On Tue, 9 Sep 2025 15:48:46 -0500 (CDT)
Timothy Pearson <tpearson at raptorengineering.com> wrote:

> PCI devices prior to PCI 2.3 both use level interrupts and do not support
> interrupt masking, leading to a failure when passed through to a KVM guest on
> at least the ppc64 platform, which does not utilize the resample IRQFD. This
> failure manifests as receiving and acknowledging a single interrupt in the guest
> while leaving the host physical device VFIO IRQ pending.
> 
> Level interrupts in general require special handling due to their inherently
> asynchronous nature; both the host and guest interrupt controller need to
> remain in synchronization in order to coordinate mask and unmask operations.
> When lazy IRQ masking is used on DisINTx- hardware, the following sequence
> occurs:
>
>  * Level IRQ assertion on host
>  * IRQ trigger within host interrupt controller, routed to VFIO driver
>  * Host EOI with hardware level IRQ still asserted
>  * Software mask of interrupt source by VFIO driver
>  * Generation of event and IRQ trigger in KVM guest interrupt controller
>  * Level IRQ deassertion on host
>  * Guest EOI
>  * Guest IRQ level deassertion
>  * Removal of software mask by VFIO driver
> 
> Note that no actual state change occurs within the host interrupt controller,
> unlike what would happen with either DisINTx+ hardware or message interrupts.
> The host EOI is not fired with the hardware level IRQ deasserted, and the
> level interrupt is not re-armed within the host interrupt controller, leading
> to an unrecoverable stall of the device.
> 
> Work around this by disabling lazy IRQ masking for DisINTx- INTx devices.

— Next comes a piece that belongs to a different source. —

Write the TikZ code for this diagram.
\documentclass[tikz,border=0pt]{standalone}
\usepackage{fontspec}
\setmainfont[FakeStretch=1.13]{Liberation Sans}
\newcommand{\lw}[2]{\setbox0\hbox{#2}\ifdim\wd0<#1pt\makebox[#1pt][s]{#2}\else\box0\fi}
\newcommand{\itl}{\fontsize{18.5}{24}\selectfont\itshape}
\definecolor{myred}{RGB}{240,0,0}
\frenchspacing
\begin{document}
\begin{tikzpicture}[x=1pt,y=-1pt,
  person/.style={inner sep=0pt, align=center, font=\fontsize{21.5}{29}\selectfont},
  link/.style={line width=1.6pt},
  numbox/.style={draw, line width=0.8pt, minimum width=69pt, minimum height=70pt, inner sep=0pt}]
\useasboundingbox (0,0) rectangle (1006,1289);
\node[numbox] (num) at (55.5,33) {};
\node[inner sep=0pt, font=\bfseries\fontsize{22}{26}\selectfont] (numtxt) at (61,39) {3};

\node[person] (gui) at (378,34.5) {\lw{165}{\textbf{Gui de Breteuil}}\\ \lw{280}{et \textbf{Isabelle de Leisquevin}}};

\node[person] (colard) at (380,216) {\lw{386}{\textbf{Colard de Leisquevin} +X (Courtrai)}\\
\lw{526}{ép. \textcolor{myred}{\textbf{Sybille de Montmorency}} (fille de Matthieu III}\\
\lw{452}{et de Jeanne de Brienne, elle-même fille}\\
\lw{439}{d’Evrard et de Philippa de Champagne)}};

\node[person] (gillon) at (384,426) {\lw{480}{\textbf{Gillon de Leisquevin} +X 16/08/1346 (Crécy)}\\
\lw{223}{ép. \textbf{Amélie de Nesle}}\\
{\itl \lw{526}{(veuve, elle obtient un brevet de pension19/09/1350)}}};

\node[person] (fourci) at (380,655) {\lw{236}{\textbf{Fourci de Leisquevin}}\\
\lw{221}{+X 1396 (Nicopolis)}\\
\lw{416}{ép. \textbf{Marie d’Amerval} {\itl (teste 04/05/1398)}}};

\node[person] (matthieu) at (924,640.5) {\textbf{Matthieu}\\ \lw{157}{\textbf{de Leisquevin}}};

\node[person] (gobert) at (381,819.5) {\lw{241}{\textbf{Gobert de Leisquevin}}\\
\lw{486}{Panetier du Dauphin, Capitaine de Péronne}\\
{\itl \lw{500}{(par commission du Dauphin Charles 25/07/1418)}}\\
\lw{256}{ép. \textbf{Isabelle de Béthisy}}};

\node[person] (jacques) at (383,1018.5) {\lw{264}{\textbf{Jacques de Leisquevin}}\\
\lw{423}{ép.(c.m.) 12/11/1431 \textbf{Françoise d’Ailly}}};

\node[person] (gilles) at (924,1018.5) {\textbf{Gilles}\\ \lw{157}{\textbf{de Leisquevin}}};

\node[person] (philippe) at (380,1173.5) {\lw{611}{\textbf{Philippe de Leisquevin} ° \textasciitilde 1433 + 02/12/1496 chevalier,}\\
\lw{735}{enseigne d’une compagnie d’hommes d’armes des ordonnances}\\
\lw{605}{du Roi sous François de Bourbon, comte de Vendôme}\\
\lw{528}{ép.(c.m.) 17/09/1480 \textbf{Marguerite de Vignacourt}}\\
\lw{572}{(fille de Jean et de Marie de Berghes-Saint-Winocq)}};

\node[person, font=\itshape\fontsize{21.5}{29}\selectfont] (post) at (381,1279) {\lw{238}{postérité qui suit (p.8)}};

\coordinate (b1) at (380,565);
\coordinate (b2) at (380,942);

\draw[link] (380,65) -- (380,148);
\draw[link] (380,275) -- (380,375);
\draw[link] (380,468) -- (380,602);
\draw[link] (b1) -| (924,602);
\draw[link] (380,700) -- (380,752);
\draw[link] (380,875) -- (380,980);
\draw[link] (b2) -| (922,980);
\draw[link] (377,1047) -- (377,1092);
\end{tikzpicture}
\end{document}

I'm not really following here.  It's claimed above that no actual state
change occurs within the host interrupt controller, but that's exactly
what disable_irq_nosync() intends to do, mask the interrupt line at the
controller.  The lazy optimization that's being proposed here should
only change the behavior such that the interrupt is masked at the call
to disable_irq_nosync() rather than at a subsequent re-assertion of the
interrupt.  In any case, enable_irq() should mark the line enabled and
reenable the controller if necessary.

Also, contrary to above, when a device supports DisINT+ we're not
manipulating the host controller.  We're able to mask the interrupt at
the device.  MSI is edge triggered, we don't mask it, so it's not
relevant to this discussion afaict.

There may be good reason to disable the lazy masking behavior as you're
proposing, but I'm not able to glean it from this discussion of the
issue.

> 
> ---
>  drivers/vfio/pci/vfio_pci_intrs.c | 5 +++++
>  1 file changed, 5 insertions(+)
> 
> diff --git a/drivers/vfio/pci/vfio_pci_intrs.c b/drivers/vfio/pci/vfio_pci_intrs.c
> index 123298a4dc8f..011169ca7a34 100644
> --- a/drivers/vfio/pci/vfio_pci_intrs.c
> +++ b/drivers/vfio/pci/vfio_pci_intrs.c
> @@ -304,6 +304,9 @@ static int vfio_intx_enable(struct vfio_pci_core_device *vdev,
>  
>  	vdev->irq_type = VFIO_PCI_INTX_IRQ_INDEX;
>  
> +	if (is_intx(vdev) && !vdev->pci_2_3)

We just set irq_type, which is what is_intx() tests, how could it be
anything other?  Thanks,

Alex

> +		irq_set_status_flags(pdev->irq, IRQ_DISABLE_UNLAZY);
> +
>  	ret = request_irq(pdev->irq, vfio_intx_handler,
>  			  irqflags, ctx->name, ctx);
>  	if (ret) {
> @@ -351,6 +354,8 @@ static void vfio_intx_disable(struct vfio_pci_core_device *vdev)
>  	if (ctx) {
>  		vfio_virqfd_disable(&ctx->unmask);
>  		vfio_virqfd_disable(&ctx->mask);
> +		if (!vdev->pci_2_3)
> +			irq_clear_status_flags(pdev->irq, IRQ_DISABLE_UNLAZY);
>  		free_irq(pdev->irq, ctx);
>  		if (ctx->trigger)
>  			eventfd_ctx_put(ctx->trigger);